Três dias depois, em 23 de abril, a reportagem também
registrou no 2º Cartório de Notas, em SP, o nome dos consórcios que venceriam o
restante da licitação e com qual lote cada um ficaria.
O documento em cartório informa o nome das vencedoras dos
lotes 3, 4, 5, 6, 7 e 8. Também acabou por acertar o nome do vencedor do lote
2, o consórcio Galvão/ Serveng, cuja proposta acabaria sendo rejeitada em 26
abril. A seguir, o Metrô decidiu que não só a Galvão/Serveng, mas todas as
empresas (17 consórcios) que estavam na concorrência deveriam refazer suas
propostas.
A justificativa do Metrô para a medida, publicada em seu
site oficial, informava que a rejeição se devia à necessidade de “reformulação
dos preços dentro das condições originais de licitação”.
Em maio e junho as empreiteiras prepararam novas propostas
para a licitação. Elas foram novamente entregues em julho.
No dia 24 de agosto, a direção do Metrô publicou no “Diário
Oficial” um novo edital anunciando o nome das empreiteiras qualificadas a
concorrer às obras, tendo discriminado quais poderiam concorrer a quais lotes.
Na quarta-feira passada, dia 20, Goldman assinou, em
cerimônia oficial, a continuidade das obras da linha 5. O nome das vencedoras
foi divulgado pelo Metrô na última quinta-feira. Eram exatamente os mesmos
antecipados pela reportagem.
OBRA DE R$ 4 BI
Os sete lotes da linha 5-Lilás custarão ao Estado, no total,
R$ 4,04 bilhões. Os lotes 3 e 7 consumirão a maior parte desse valor.

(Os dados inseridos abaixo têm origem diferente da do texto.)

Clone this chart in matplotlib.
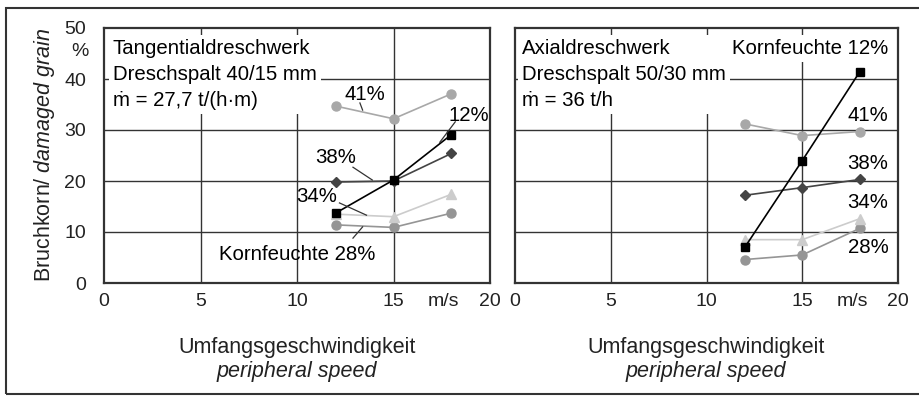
import matplotlib.pyplot as plt
import matplotlib.patches as mpatches

plt.rcParams['font.family'] = ['Liberation Sans', 'DejaVu Sans']
plt.rcParams['mathtext.fontset'] = 'custom'
plt.rcParams['mathtext.rm'] = 'Liberation Sans'
plt.rcParams['mathtext.it'] = 'Liberation Sans:italic'

# Daten
speed = [12, 15, 18]
tang_12 = [13.7, 20.2, 29.1]
tang_41 = [34.7, 32.2, 37.1]
tang_38 = [19.8, 20.0, 25.4]
tang_34 = [13.5, 13.0, 17.4]
tang_28 = [11.4, 10.9, 13.7]

axial_12 = [7.0, 24.0, 41.4]
axial_41 = [31.2, 28.9, 29.7]
axial_38 = [17.2, 18.7, 20.3]
axial_34 = [8.5, 8.5, 12.6]
axial_28 = [4.6, 5.5, 10.7]

x_ticks = [0, 5, 10, 15, 20]
y_ticks = [0, 10, 20, 30, 40, 50]

W, H = 919, 396


def px(x, y):
    return x / W, 1 - y / H


# Stil je Kornfeuchte
styles = {
    '41': dict(color='#a8a8a8', marker='o', ms=6.5),
    '28': dict(color='#959595', marker='o', ms=6.5),
    '34': dict(color='#cccccc', marker='^', ms=7),
    '38': dict(color='#444444', marker='D', ms=5.5),
    '12': dict(color='#000000', marker='s', ms=5.5),
}


def setup_axes(ax):
    ax.set_xlim(0, 20)
    ax.set_ylim(0, 50)
    ax.set_xticks(x_ticks)
    ax.set_yticks(y_ticks)
    ax.tick_params(length=0, labelsize=14, colors='#222222')
    ax.tick_params(axis='x', pad=7)
    ax.tick_params(axis='y', pad=13)
    for v in [5, 10, 15]:
        ax.axvline(v, color='#333333', lw=1.0, zorder=0)
    for v in [10, 20, 30, 40]:
        ax.axhline(v, color='#333333', lw=1.0, zorder=0)
    for s in ax.spines.values():
        s.set_color('#333333')
        s.set_linewidth(1.6)
    ax.text(17.6, -0.04, 'm/s', transform=ax.get_xaxis_transform(),
            ha='center', va='top', fontsize=14, color='#222222')


def plot_series(ax, series):
    for key, vals in series:
        st = styles[key]
        ax.plot(speed, vals, color=st['color'], lw=1.2, marker=st['marker'],
                ms=st['ms'], zorder=3)


fig = plt.figure(figsize=(W / 100, H / 100), dpi=100)

# Rahmen
fig.patches.append(mpatches.Rectangle(px(6, 394), 1.0, (394 - 8) / H,
                                      transform=fig.transFigure, fill=False,
                                      edgecolor='#333333', lw=1.5))

ax1 = fig.add_axes([104 / W, 1 - 283 / H, 386 / W, 255 / H])
ax2 = fig.add_axes([515 / W, 1 - 283 / H, 383 / W, 255 / H])

setup_axes(ax1)
setup_axes(ax2)
ax2.set_yticklabels([])

plot_series(ax1, [('41', tang_41), ('28', tang_28), ('34', tang_34),
                  ('38', tang_38), ('12', tang_12)])
plot_series(ax2, [('41', axial_41), ('28', axial_28), ('34', axial_34),
                  ('38', axial_38), ('12', axial_12)])

fs = 14.7
box = dict(facecolor='white', edgecolor='none', pad=3)
ax1.text(0.45, 47.8, 'Tangentialdreschwerk\nDreschspalt 40/15 mm\nṁ = 27,7 t/(h·m)',
         ha='left', va='top', fontsize=fs, linespacing=1.45, bbox=box, zorder=2)
ax2.text(0.35, 47.8, 'Axialdreschwerk\nDreschspalt 50/30 mm\nṁ = 36 t/h',
         ha='left', va='top', fontsize=fs, linespacing=1.45, bbox=box, zorder=2)

# Beschriftungen links
ax1.text(13.5, 36.9, '41%', ha='center', va='center', fontsize=fs, zorder=4)
ax1.plot([13.26, 13.4], [35.3, 33.9], color='#333333', lw=0.9, zorder=4)
ax1.text(18.9, 32.9, '12%', ha='center', va='center', fontsize=fs, zorder=4)
ax1.plot([18.2, 17.4], [31.6, 27.6], color='#333333', lw=0.9, zorder=4)
ax1.text(12.0, 24.7, '38%', ha='center', va='center', fontsize=fs, zorder=4)
ax1.plot([12.9, 13.9], [22.7, 20.2], color='#333333', lw=0.9, zorder=4)
ax1.text(11.0, 16.9, '34%', ha='center', va='center', fontsize=fs, zorder=4)
ax1.plot([12.2, 13.6], [15.7, 13.3], color='#333333', lw=0.9, zorder=4)
ax1.text(10.0, 5.5, 'Kornfeuchte 28%', ha='center', va='center', fontsize=fs, zorder=4)
ax1.plot([12.9, 13.4], [8.8, 11.0], color='#333333', lw=0.9, zorder=4)

# Beschriftungen rechts
ax2.text(19.5, 45.9, 'Kornfeuchte 12%', ha='right', va='center', fontsize=fs,
         bbox=box, zorder=2)
ax2.text(19.5, 32.8, '41%', ha='right', va='center', fontsize=fs, zorder=4)
ax2.text(19.5, 23.4, '38%', ha='right', va='center', fontsize=fs, zorder=4)
ax2.text(19.5, 15.8, '34%', ha='right', va='center', fontsize=fs, zorder=4)
ax2.text(19.5, 7.0, '28%', ha='right', va='center', fontsize=fs, zorder=4)

ax1.text(-1.25, 45.3, '%', ha='center', va='center', fontsize=14, color='#222222',
         clip_on=False)

# Achsentitel
fig.text(*px(45, 155), r'Bruchkorn/ $\mathit{damaged\ grain}$', rotation=90,
         ha='center', va='center', fontsize=15.5, color='#222222')
for cx in [297, 706]:
    fig.text(*px(cx, 348), 'Umfangsgeschwindigkeit', ha='center', va='center',
             fontsize=15.5, color='#222222')
    fig.text(*px(cx, 371), 'peripheral speed', ha='center', va='center',
             fontsize=15.5, style='italic', color='#222222')

fig.savefig('out.png', dpi=100)
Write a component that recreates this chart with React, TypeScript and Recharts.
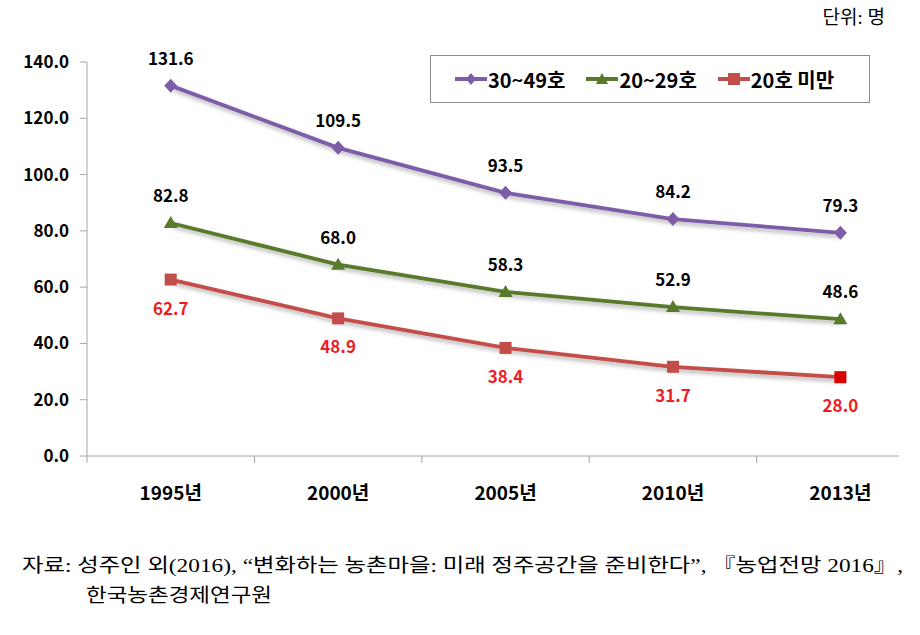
import React from 'react';
import { LineChart, Line, XAxis, YAxis, LabelList } from 'recharts';

const categories = ['1995년', '2000년', '2005년', '2010년', '2013년'];
const seriesNames = ['30~49호', '20~29호', '20호 미만'];
const values3049 = [131.6, 109.5, 93.5, 84.2, 79.3];
const values2029 = [82.8, 68.0, 58.3, 52.9, 48.6];
const valuesUnder20 = [62.7, 48.9, 38.4, 31.7, 28.0];
const yTicks = [0, 20, 40, 60, 80, 100, 120, 140];
const unitText = '단위: 명';
const sourceLine1 = '자료: 성주인 외(2016), “변화하는 농촌마을: 미래 정주공간을 준비한다”, 『농업전망 2016』,';
const sourceLine2 = '한국농촌경제연구원';

const PURPLE = '#7D5DA8';
const GREEN = '#587A2A';
const RED = '#C24D4A';
const RED_LAST = '#D80000';
const LABEL_RED = '#EE1C24';
const AXIS = '#A6A6A6';
const FONT = '"Noto Sans CJK KR", "Noto Sans", sans-serif';
const SERIF = '"Liberation Serif", "Noto Sans CJK KR", serif';

const data = categories.map((cat, i) => ({
  pos: i + 0.5,
  cat,
  a: values3049[i],
  b: values2029[i],
  c: valuesUnder20[i],
}));

const xTicks: number[] = [];
categories.forEach((_, i) => {
  xTicks.push(i);
  xTicks.push(i + 0.5);
});

const XTick = (props: any) => {
  const { x, y, payload } = props;
  const v = payload.value as number;
  if (Math.abs(v - Math.round(v)) < 1e-6) {
    return <line x1={x} x2={x} y1={y} y2={y + 7} stroke={AXIS} strokeWidth={1} />;
  }
  return (
    <text x={x} y={y + 44} textAnchor="middle" fontFamily={FONT} fontWeight={700} fontSize={19} fill="#000">
      {categories[Math.floor(v)]}
    </text>
  );
};

const Diamond = (props: any) => {
  const { cx, cy, index } = props;
  if (cx == null || cy == null) return <g key={index} />;
  return (
    <polygon key={index} points={`${cx},${cy - 7} ${cx + 6.5},${cy} ${cx},${cy + 7} ${cx - 6.5},${cy}`} fill={PURPLE} />
  );
};

const Triangle = (props: any) => {
  const { cx, cy, index } = props;
  if (cx == null || cy == null) return <g key={index} />;
  return (
    <polygon key={index} points={`${cx},${cy - 7} ${cx + 7},${cy + 5} ${cx - 7},${cy + 5}`} fill={GREEN} />
  );
};

const Square = (props: any) => {
  const { cx, cy, index } = props;
  if (cx == null || cy == null) return <g key={index} />;
  const last = index === valuesUnder20.length - 1;
  return <rect key={index} x={cx - 6} y={cy - 6} width={12} height={12} fill={last ? RED_LAST : RED} />;
};

const LegendIcon = ({ color, kind }: { color: string; kind: number }) => (
  <svg width={32} height={14} style={{ display: 'block' }}>
    <line x1={0} y1={7} x2={32} y2={7} stroke={color} strokeWidth={4} />
    {kind === 0 && <polygon points="16,1 21,7 16,13 11,7" fill={color} />}
    {kind === 1 && <polygon points="16,1 22,12 10,12" fill={color} />}
    {kind === 2 && <rect x={10} y={1} width={12} height={12} fill={color} />}
  </svg>
);

const legendColors = [PURPLE, GREEN, RED];

export default function App() {
  return (
    <div style={{ position: 'absolute', left: 0, top: 0, width: 920, height: 635, background: '#fff', overflow: 'hidden' }}>
      <LineChart width={920} height={635} data={data} margin={{ top: 62, right: 21, bottom: 119, left: 0 }}>
        <defs>
          <filter id="sh" x="-10%" y="-10%" width="120%" height="140%">
            <feDropShadow dx="2" dy="3" stdDeviation="2" floodColor="#000" floodOpacity="0.3" />
          </filter>
        </defs>
        <XAxis
          type="number"
          dataKey="pos"
          domain={[0, 4.85]}
          ticks={xTicks}
          interval={0}
          tickSize={0}
          tickMargin={0}
          tickLine={false}
          axisLine={{ stroke: AXIS }}
          tick={<XTick />}
          height={60}
          allowDataOverflow
        />
        <YAxis
          type="number"
          domain={[0, 140]}
          ticks={yTicks}
          interval={0}
          width={87}
          tickSize={7}
          tickMargin={11}
          axisLine={{ stroke: AXIS }}
          tickLine={{ stroke: AXIS }}
          tickFormatter={(v: number) => v.toFixed(1)}
          tick={{ fontFamily: FONT, fontWeight: 700, fontSize: 17, fill: '#000' }}
        />
        <Line dataKey="a" stroke={PURPLE} strokeWidth={3.8} dot={Diamond} activeDot={false} isAnimationActive={false} filter="url(#sh)">
          <LabelList dataKey="a" position="top" offset={21} formatter={(v: number) => v.toFixed(1)} fill="#000" fontFamily={FONT} fontWeight={700} fontSize={17} />
        </Line>
        <Line dataKey="b" stroke={GREEN} strokeWidth={3.8} dot={Triangle} activeDot={false} isAnimationActive={false} filter="url(#sh)">
          <LabelList dataKey="b" position="top" offset={21} formatter={(v: number) => v.toFixed(1)} fill="#000" fontFamily={FONT} fontWeight={700} fontSize={17} />
        </Line>
        <Line dataKey="c" stroke={RED} strokeWidth={3.8} dot={Square} activeDot={false} isAnimationActive={false} filter="url(#sh)">
          <LabelList dataKey="c" position="bottom" offset={23} formatter={(v: number) => v.toFixed(1)} fill={LABEL_RED} fontFamily={FONT} fontWeight={700} fontSize={17} />
        </Line>
      </LineChart>

      <div
        style={{
          position: 'absolute',
          left: 430,
          top: 55,
          width: 440,
          height: 48,
          boxSizing: 'border-box',
          border: '1px solid #8C8C8C',
          display: 'flex',
          alignItems: 'center',
          paddingLeft: 24,
          fontFamily: FONT,
          fontWeight: 700,
          fontSize: 20,
          color: '#000',
        }}
      >
        {seriesNames.map((name, i) => (
          <div key={name} style={{ display: 'flex', alignItems: 'center', marginRight: 21 }}>
            <LegendIcon color={legendColors[i]} kind={i} />
            <span style={{ marginLeft: 1, whiteSpace: 'nowrap' }}>{name}</span>
          </div>
        ))}
      </div>

      <svg width={920} height={635} style={{ position: 'absolute', left: 0, top: 0, pointerEvents: 'none' }}>
        <text x={885} y={24} textAnchor="end" fontFamily={SERIF} fontSize={19} fill="#000">
          {unitText}
        </text>
        <text x={22} y={572} fontFamily={SERIF} fontSize={19} fill="#000" textLength={881} lengthAdjust="spacingAndGlyphs">
          {sourceLine1}
        </text>
        <text x={86} y={602} fontFamily={SERIF} fontSize={19} fill="#000" textLength={186} lengthAdjust="spacingAndGlyphs">
          {sourceLine2}
        </text>
      </svg>
    </div>
  );
}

Pelo edital, apenas as chamadas “quatro grandes” –Camargo
Corrêa/Andrade Gutierrez e Metropolitano (Odebrecht/ OAS/Queiroz Galvão)–
estavam habilitadas a concorrer a esses dois lotes, porque somente elas possuem
um equipamento específico e necessário (shield). Esses dois lotes somados
consumirão um total de R$ 2,28 bilhões.
OUTRO LADO
Em nota, o Metrô de São Paulo informou que vai investigar as
informações publicadas hoje na Folha.
A companhia disse ainda que vai investigar todo o processo
de licitação.
“É reconhecida a postura idônea que o Metrô adota em
processos licitatórios, além da grande expertise na elaboração e condução
desses tipos de processo. A responsabilidade do Metrô, enquanto empresa
pública, é garantir o menor preço e a qualidade técnica exigida pela
complexidade da obra.”
Ainda de acordo com a estatal, para participação de suas
licitações, as empresas precisam “atender aos rígidos requisitos técnicos e de
qualidade” impostos por ela.
No caso da classificação das empresas nos lotes 3 e 7, era
necessário o uso “Shield, recurso e qualificação que poucas empresas no país
têm”. “Os vencedores dos lotes foram conhecidos somente quando as propostas
foram abertas em sessão pública. Licitações desse porte tradicionalmente
acirram a competitividade entre as empresas”, diz trecho da nota.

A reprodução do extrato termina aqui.